Spike in bike thefts last year on campus

Several bikes are chained to a railing outside a campus building.

Space on campus bike racks is often limited. (Kemeisha McDonald)

By Avery Friedlander

Last year’s data on bike thefts on campus may mean Ryerson cyclists have more to worry about than bad weather and angry drivers.

During the last academic year, 42 bicycles were reported stolen on campus, according to Ryerson’s security, known as Integrated Risk Management (IRM). That’s more than double the number of thefts reported the previous year.

Despite the visibility of most bike racks, the presence of campus security and 24-hour CCTV cameras, there’s little hope of recovery for victims of bicycle theft.

“I went to security and they said, ‘There’s nothing we can do about it,’” said Katy McNabb, a fourth-year interior design student whose bike was stolen from the racks outside of Balzac’s two years ago and never found.

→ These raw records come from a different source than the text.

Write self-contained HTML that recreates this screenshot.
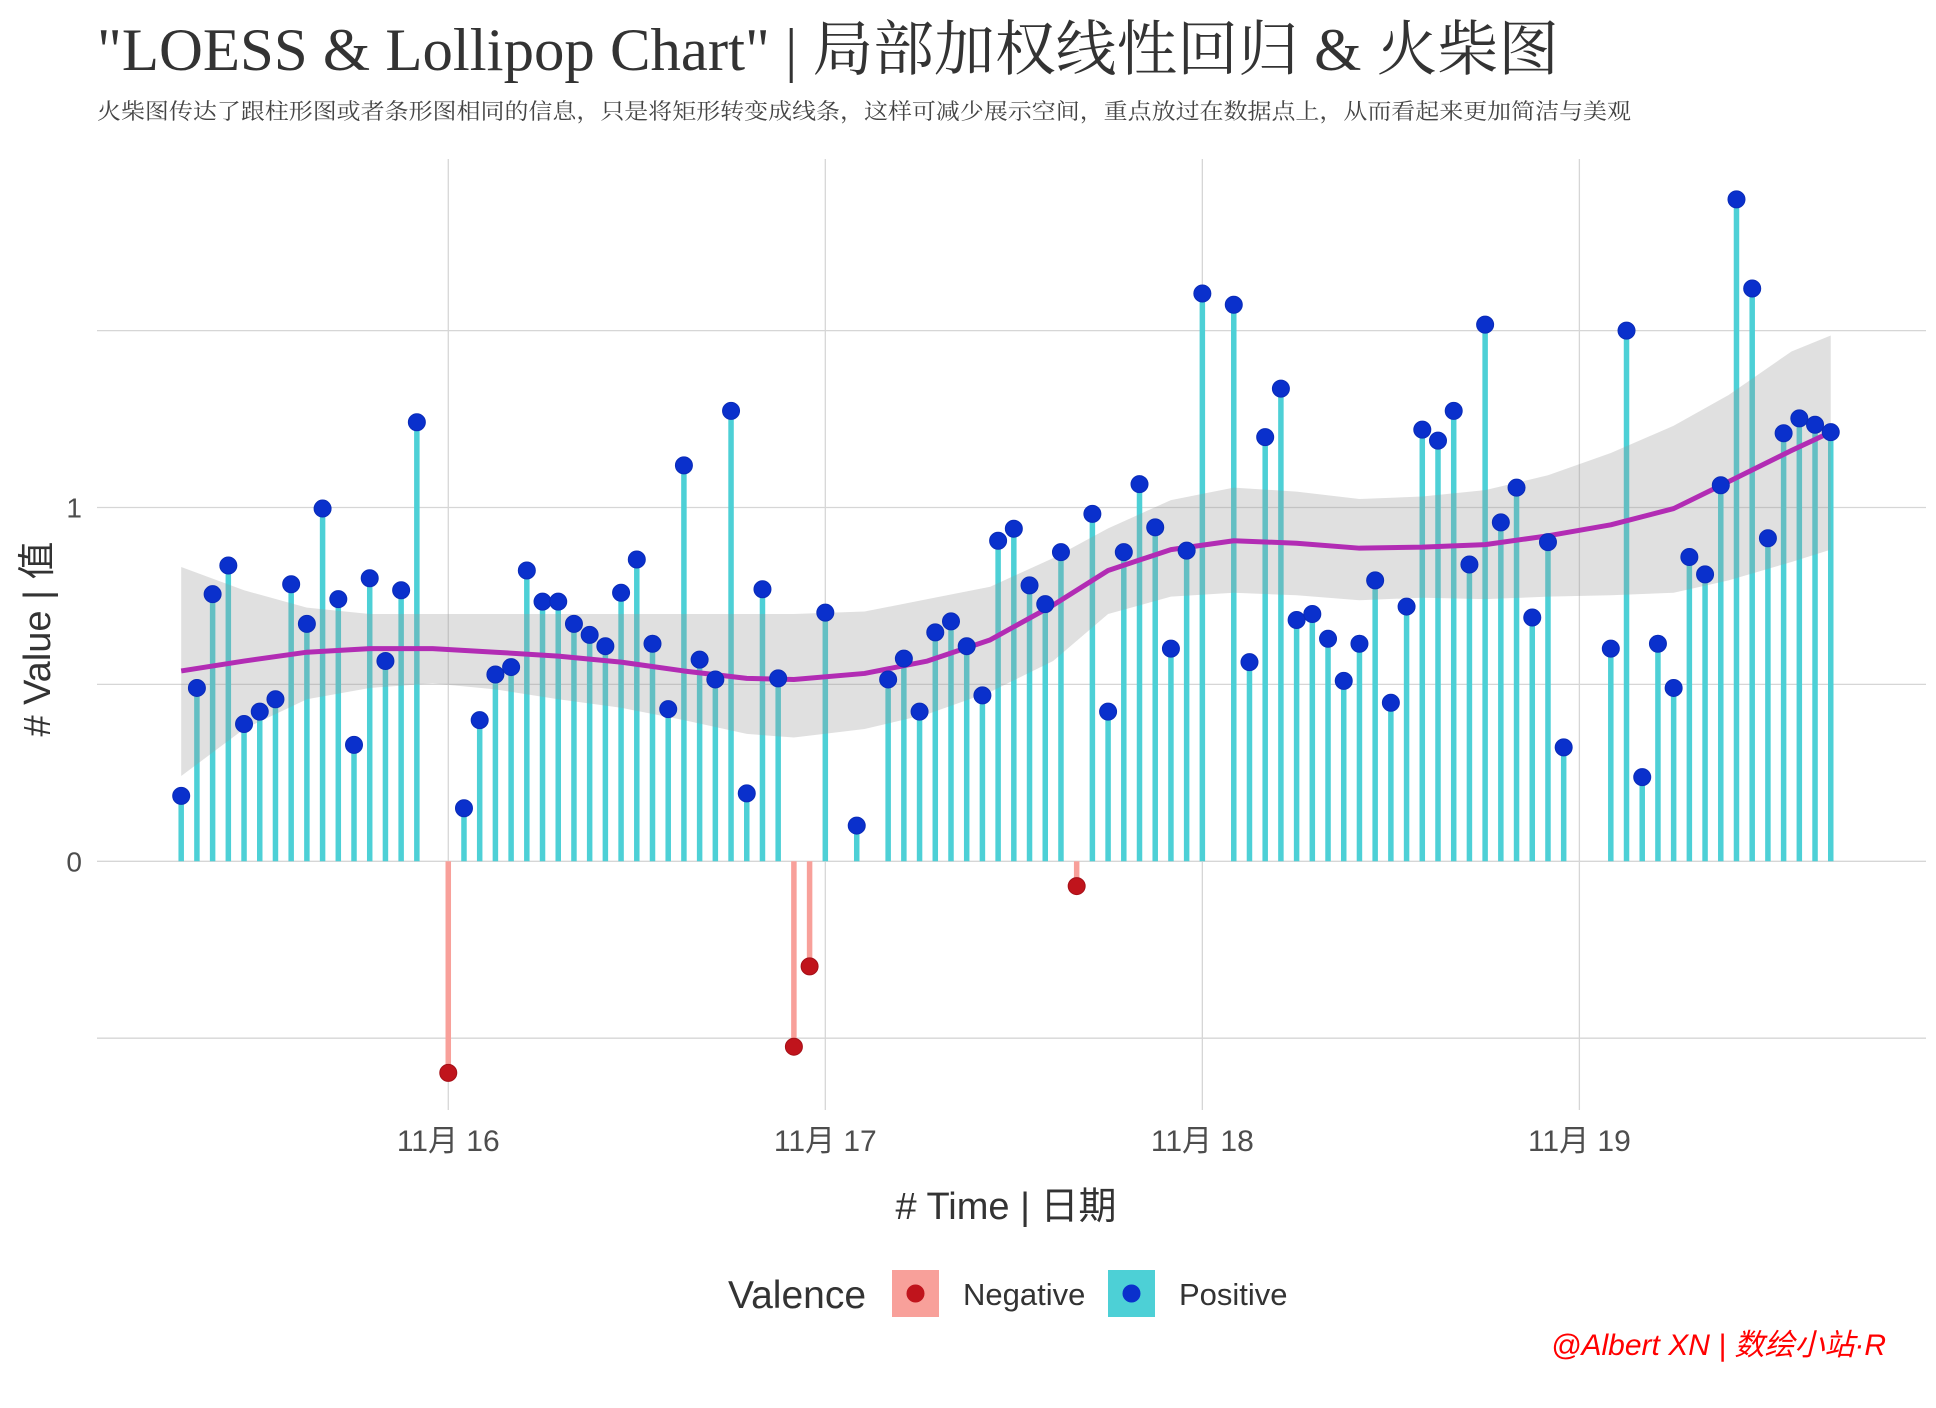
<!DOCTYPE html>
<html><head><meta charset="utf-8"><style>
html,body{margin:0;padding:0;background:#fff;}
svg{display:block;}
text{font-family:"Liberation Sans","Noto Sans CJK SC",sans-serif;}
</style></head><body>
<svg id="chart" width="1936" height="1408" viewBox="0 0 1936 1408" xmlns="http://www.w3.org/2000/svg">
<rect width="1936" height="1408" fill="#fff"/>
<text x="97" y="70" font-size="60" fill="#333" textLength="1462" lengthAdjust="spacingAndGlyphs" style="font-family:'Liberation Serif','Noto Serif CJK SC',serif">"LOESS &amp; Lollipop Chart" | 局部加权线性回归 &amp; 火柴图</text>
<text x="97" y="119" font-size="22" fill="#444" textLength="1534" lengthAdjust="spacingAndGlyphs" style="font-family:'Liberation Serif','Noto Serif CJK SC',serif">火柴图传达了跟柱形图或者条形图相同的信息，只是将矩形转变成线条，这样可减少展示空间，重点放过在数据点上，从而看起来更加简洁与美观</text>
<g id="grid"></g>
<g id="stems"></g>
<g id="smooth"></g>
<g id="points"></g>
<g id="axes"></g>
<text transform="translate(50,639) rotate(-90)" text-anchor="middle" font-size="38" fill="#333">#  Value | 值</text>
<text x="1006" y="1219" text-anchor="middle" font-size="38" fill="#333"># Time | 日期</text>
<g>
<text x="728" y="1308" font-size="39" fill="#333">Valence</text>
<g>
<rect x="892" y="1270" width="47" height="47" fill="#F8A09A"/>
<circle cx="915.5" cy="1293.5" r="9" fill="#C0141C"/>
<text x="963" y="1305" font-size="31" fill="#333">Negative</text>
</g>
<g>
<rect x="1108" y="1270" width="47" height="47" fill="#4DD0D6"/>
<circle cx="1131.5" cy="1293.5" r="9" fill="#0A30CC"/>
<text x="1179" y="1305" font-size="31" fill="#333">Positive</text>
</g>
</g>
<text x="1886" y="1355" text-anchor="end" font-size="30" fill="#ff0000" font-style="italic">@Albert XN | 数绘小站·R</text>
</svg>
<script>
// data (hour offset from 11/15 07:00, value)
const hours = [0,1,2,3,4,5,6,7,8,9,10,11,12,13,14,15,17,18,19,20,21,22,23,24,25,26,27,28,29,30,31,32,33,34,35,36,37,38,39,40,41,43,45,46,47,48,49,50,51,52,53,54,55,56,57,58,59,60,61,62,63,64,65,67,68,69,70,71,72,73,74,75,76,77,78,79,80,81,82,83,84,85,86,87,88,91,92,93,94,95,96,97,98,99,100,101,102,103,104,105];
const values = [0.185,0.49,0.755,0.836,0.388,0.423,0.458,0.783,0.671,0.997,0.741,0.329,0.80,0.566,0.766,1.241,-0.598,0.15,0.399,0.528,0.549,0.822,0.734,0.734,0.671,0.64,0.608,0.759,0.853,0.615,0.43,1.119,0.57,0.514,1.273,0.192,0.769,0.517,-0.524,-0.297,0.703,0.101,0.514,0.573,0.423,0.647,0.678,0.608,0.469,0.906,0.94,0.78,0.727,0.874,-0.07,0.982,0.423,0.874,1.066,0.944,0.601,0.878,1.605,1.573,0.563,1.199,1.336,0.682,0.699,0.629,0.51,0.615,0.794,0.448,0.72,1.22,1.189,1.273,0.839,1.517,0.958,1.056,0.689,0.902,0.322,0.601,1.5,0.238,0.615,0.49,0.86,0.811,1.063,1.871,1.619,0.913,1.21,1.252,1.234,1.213];
const smoothHours = [0,4,8,12,16,20,24,28,32,36,39,43.5,47.5,51.5,55.5,59,63,67,71,75,79,83,87,91,95,98.5,102.5,105];
const smoothFit = [0.538,0.566,0.591,0.601,0.601,0.591,0.58,0.563,0.538,0.517,0.514,0.531,0.566,0.626,0.724,0.822,0.881,0.906,0.899,0.885,0.888,0.895,0.92,0.951,0.997,1.073,1.161,1.213];
const smoothUpper = [0.832,0.766,0.717,0.699,0.699,0.699,0.699,0.699,0.699,0.699,0.699,0.706,0.741,0.776,0.857,0.941,1.021,1.056,1.045,1.024,1.031,1.049,1.091,1.154,1.231,1.318,1.441,1.486];
const smoothLower = [0.241,0.374,0.458,0.49,0.503,0.486,0.458,0.434,0.399,0.36,0.35,0.374,0.416,0.479,0.566,0.699,0.748,0.759,0.752,0.738,0.745,0.741,0.748,0.752,0.759,0.794,0.846,0.881];
const xTickHours = [17,41,65,89];
const xTickLabels = ["11月 16","11月 17","11月 18","11月 19"];
const yTicks = [-0.5,0,0.5,1,1.5];
const yTickLabels = ["","0","","1",""];

const NS="http://www.w3.org/2000/svg";
const X = h => 181.2 + 15.71*h;
const Y = v => 861.3 - 353.8*v;
const PL=97, PR=1926, PT=159, PB=1110;
function mk(tag, attrs, parent){const e=document.createElementNS(NS,tag);for(const k in attrs)e.setAttribute(k,attrs[k]);parent.appendChild(e);return e;}
const grid=document.getElementById('grid'), stems=document.getElementById('stems'), sm=document.getElementById('smooth'), pts=document.getElementById('points'), axes=document.getElementById('axes');

yTicks.forEach((t,i)=>{
  const l=mk('line',{x1:PL,x2:PR,y1:Y(t),y2:Y(t),stroke:'#d6d6d6','stroke-width':1.3},grid);
  
  
  if(yTickLabels[i]){
    const tx=mk('text',{x:82,y:Y(t)+10,'text-anchor':'end','font-size':28,fill:'#4d4d4d'},axes);
    tx.textContent=yTickLabels[i];
    
    
  }
});
xTickHours.forEach((h,i)=>{
  const l=mk('line',{x1:X(h),x2:X(h),y1:PT,y2:PB,stroke:'#d6d6d6','stroke-width':1.3},grid);
  
  
  const tx=mk('text',{x:X(h),y:1151,'text-anchor':'middle','font-size':30,fill:'#4d4d4d'},axes);
  tx.textContent=xTickLabels[i];
  
  
});

hours.forEach((h,i)=>{
  const v=values[i], neg=v<0;
  const s=mk('line',{x1:X(h),x2:X(h),y1:Y(0),y2:Y(v),stroke:neg?'#F8A09A':'#4DD0D6','stroke-width':5.5},stems);
  
  
});

let band='M'+smoothHours.map((h,i)=>X(h)+','+Y(smoothUpper[i])).join(' L');
for(let i=smoothHours.length-1;i>=0;i--) band+=' L'+X(smoothHours[i])+','+Y(smoothLower[i]);
band+=' Z';
const b=mk('path',{d:band,fill:'#999',opacity:0.3},sm);


const ln=mk('path',{d:'M'+smoothHours.map((h,i)=>X(h)+','+Y(smoothFit[i])).join(' L'),fill:'none',stroke:'#B22CB4','stroke-width':5,'stroke-linejoin':'round'},sm);



hours.forEach((h,i)=>{
  const v=values[i], neg=v<0;
  const c=mk('circle',{cx:X(h),cy:Y(v),r:8.5,fill:neg?'#C0141C':'#0A30CC',stroke:neg?'#a51018':'#0a2cb8','stroke-width':1},pts);
  
  
});
</script>
</body></html>
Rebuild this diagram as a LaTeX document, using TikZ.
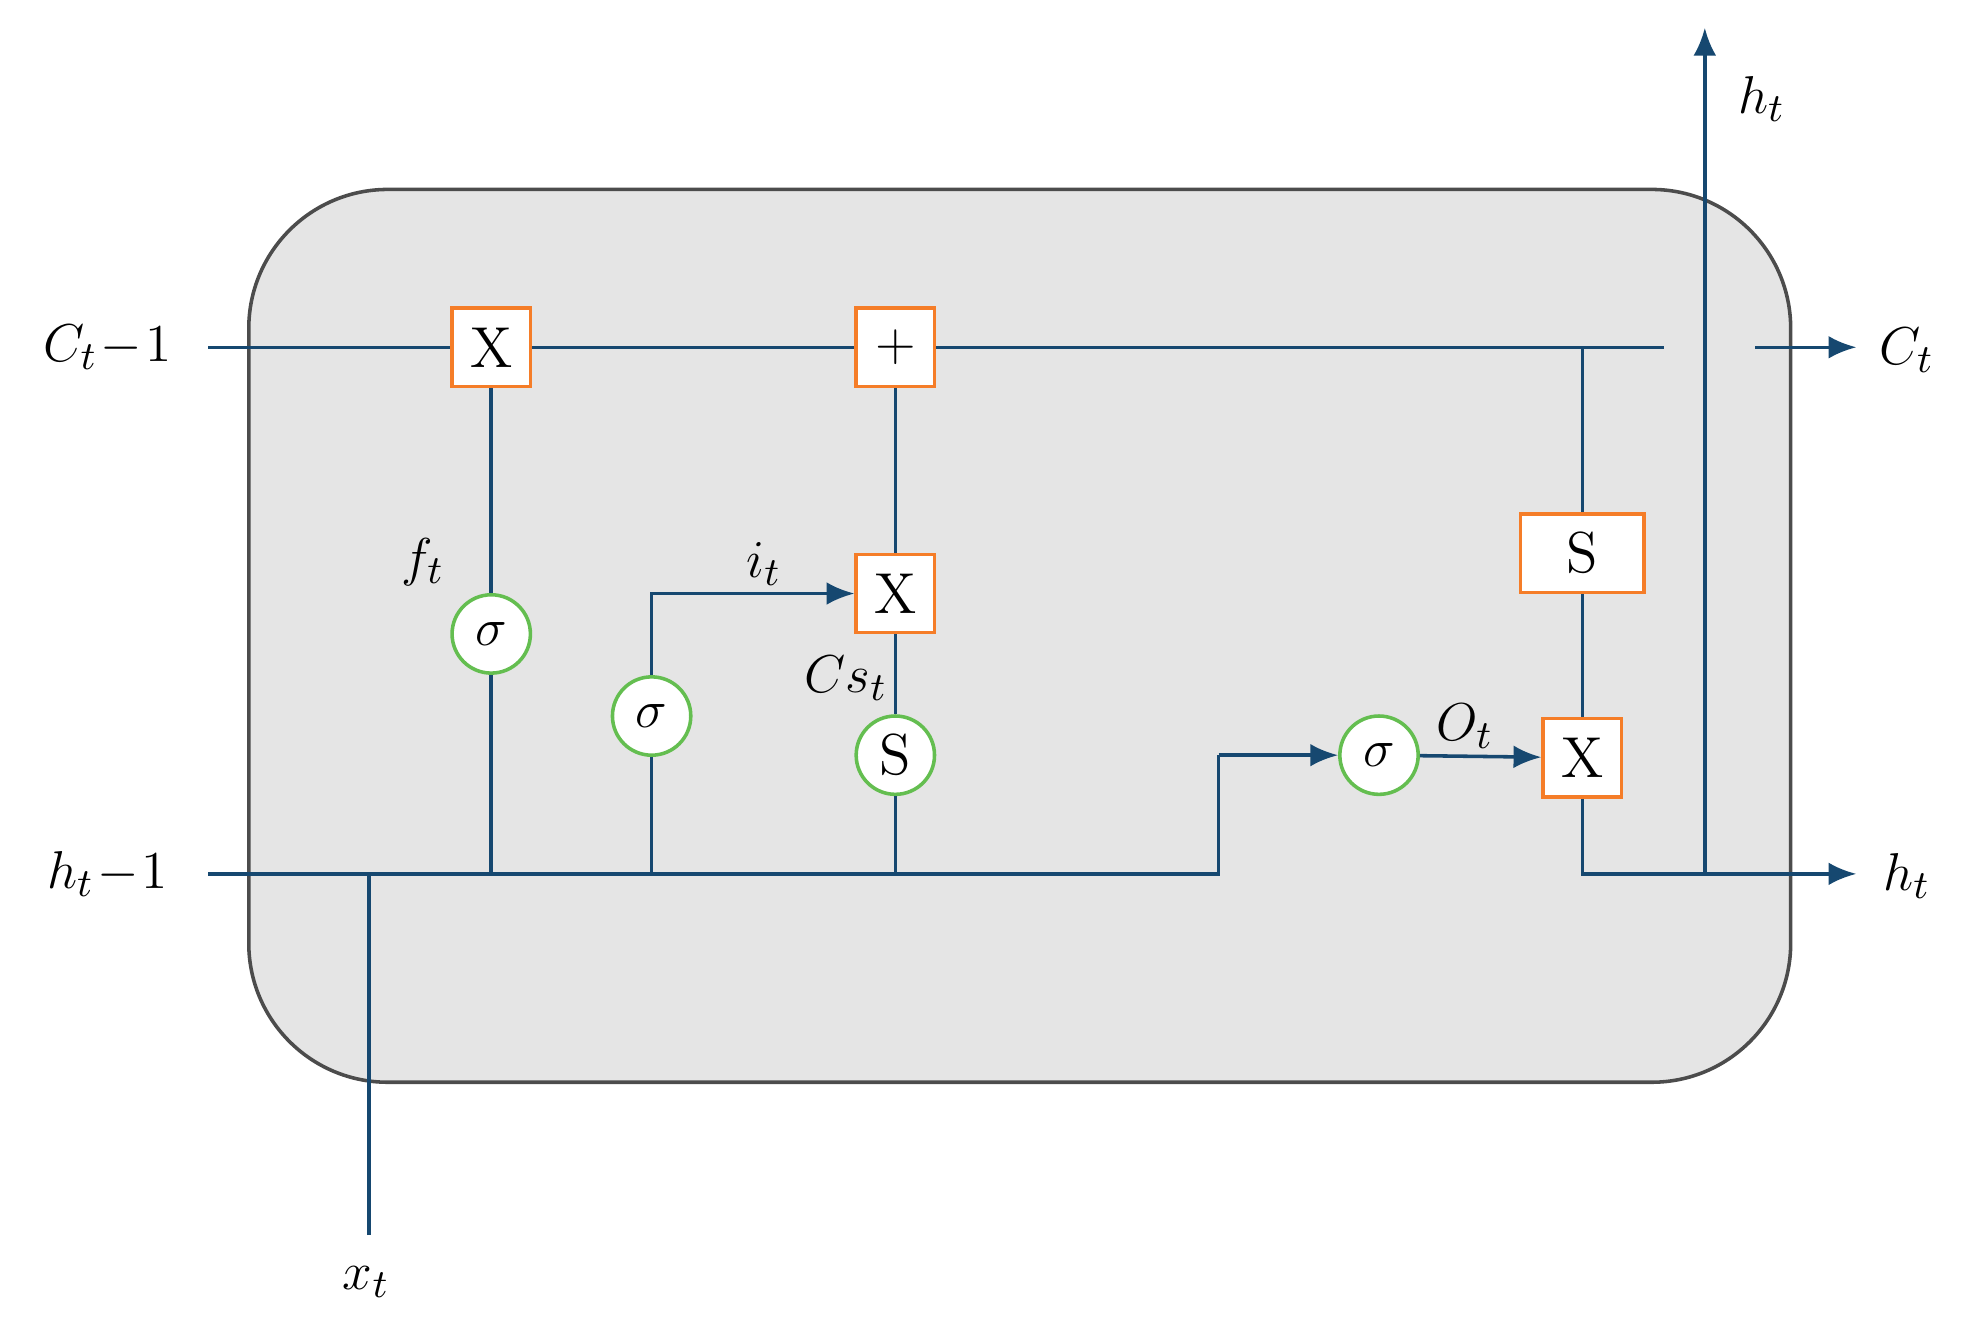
\documentclass[tikz,border=0pt]{standalone}
\usepackage{amsmath}
\usetikzlibrary{arrows.meta}
\definecolor{wire}{RGB}{22,72,112}
\definecolor{gateor}{RGB}{245,125,40}
\definecolor{gategr}{RGB}{100,190,80}
\begin{document}
\begin{tikzpicture}[x=0.01cm,y=-0.01cm]
            \tikzset{
            op node/.style={rectangle,draw=gateor,thick,fill=white,minimum size=0.62cm,inner sep=0,font=\fontsize{13}{14}\selectfont},
            act node/.style={circle,draw=gategr,thick,fill=white,minimum size=0.62cm,inner sep=0,font=\fontsize{13}{14}\selectfont},
            lbl/.style={font=\fontsize{13}{14}\selectfont},
            wire/.style={draw=wire,thick},
            arr/.style={wire,-{Latex[length=0.22cm,width=0.18cm]}}
            }
            \useasboundingbox (0,0) rectangle (1560,1057);
            \draw[fill=black!10,draw=black!70,thick,rounded corners=1.1cm] (197,150) rectangle (1418,857);

            \coordinate (cin) at (165,275);
            \coordinate (cend) at (1318,275);
            \coordinate (cout0) at (1390,275);
            \coordinate (cout) at (1470,275);
            \coordinate (hin) at (165,692);
            \coordinate (hturn) at (965,692);
            \coordinate (hup) at (965,598);
            \coordinate (hout) at (1470,692);
            \coordinate (htop) at (1350,22);
            \coordinate (hsplit) at (1350,692);
            \coordinate (xin) at (292,978);
            \coordinate (xjoin) at (292,692);
            \coordinate (fjoin) at (389,692);
            \coordinate (ijoin) at (516,692);
            \coordinate (ibend) at (516,470);
            \coordinate (sjoin) at (709,692);
            \coordinate (ctap) at (1253,275);
            \coordinate (ocorner) at (1253,692);

            \node[op node] (fx) at (389,275) {X};
            \node[op node] (cadd) at (709,275) {$+$};
            \node[act node] (fsig) at (389,502) {$\sigma$};
            \node[act node] (isig) at (516,567) {$\sigma$};
            \node[op node] (ix) at (709,470) {X};
            \node[act node] (cs) at (709,598) {S};
            \node[act node] (osig) at (1092,598) {$\sigma$};
            \node[op node] (ox) at (1253,600) {X};
            \node[op node,minimum width=0.98cm] (cts) at (1253,438) {S};

            \path[wire] (cin) -- (fx) (fx) -- (cadd) (cadd) -- (cend);
            \path[arr] (cout0) -- (cout);
            \path[wire] (fx) -- (fsig) (fsig) -- (fjoin);
            \path[wire] (isig) -- (ijoin);
            \path[arr] (isig) |- (ix);
            \path[wire] (cadd) -- (ix) (ix) -- (cs) (cs) -- (sjoin);
            \path[wire] (hin) -- (hturn) -- (hup);
            \path[arr] (hup) -- (osig);
            \path[arr] (osig) -- (ox);
            \path[wire] (ctap) -- (cts) (cts) -- (ox);
            \path[arr] (ox) |- (hout);
            \path[arr] (hsplit) -- (htop);
            \path[wire] (xin) -- (xjoin);

            \node[lbl] (lcin) at (85,275) {$C_t\!-\!1$};
            \node[lbl] (lcout) at (1510,277) {$C_t$};
            \node[lbl] (lhin) at (85,692) {$h_t\!-\!1$};
            \node[lbl] (lhout) at (1510,694) {$h_t$};
            \node[lbl] (lhtop) at (1395,78) {$h_t$};
            \node[lbl] (lx) at (290,1015) {$x_t$};
            \node[lbl] (lf) at (335,445) {$f_t$};
            \node[lbl] (li) at (605,447) {$i_t$};
            \node[lbl] (lcs) at (670,537) {$Cs_t$};
            \node[lbl] (lo) at (1160,575) {$O_t$};
        \end{tikzpicture}
\end{document}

When McNabb reported the theft to Toronto Police Services (TPS), she said she felt like the focus was on what type of lock she had, not that her bike had been stolen. “I never thought anyone would ever steal my bike, ever, coming from a small town … We never locked our front door, let alone our bikes,” she said.

When a theft is reported, IRM’s policy is to conduct an investigation of the area and go through “safety planning” with the victim, which includes helping the victim report the theft to the police, if they choose to.

IRM’s website has suggestions on how to avoid bike theft, but none of them are guaranteed. Suggestions include using “a good quality lock,” and choosing “a good location.” Bicycle locking options on campus include outdoor parking in public areas. There’s also an indoor, OneCard-secure bike room with 57 spots, for which permits are distributed on a first-come basis to students, faculty and staff at the beginning of each semester

Veronica Georgieva, a third-year performance production student, whose bike was stolen from the quad in broad daylight last fall, didn’t bother reporting the theft. “I didn’t really think there was anything I could do, because once it’s gone, it’s gone,” said Georgieva. “I just knew that no matter what I did, I wouldn’t have my bike anymore.”

Tanya Poppleton, manager of security and emergency services, says Ryerson has plans to improve bicycle accommodations. Poppleton says that in order for the university and security staff to know where the high-risk areas are, it is important for victims to always report thefts to security.

One suggestion from IRM and Toronto police is that cyclists register their bikes’ serial number with TPS’s bicycle registry. This increases chances of a bicycle being linked back to its owner if it’s found.

Despite last year’s surge in bike thefts, early numbers from this year are positive. Six thefts have been reported this month so far, compared to 15 last September.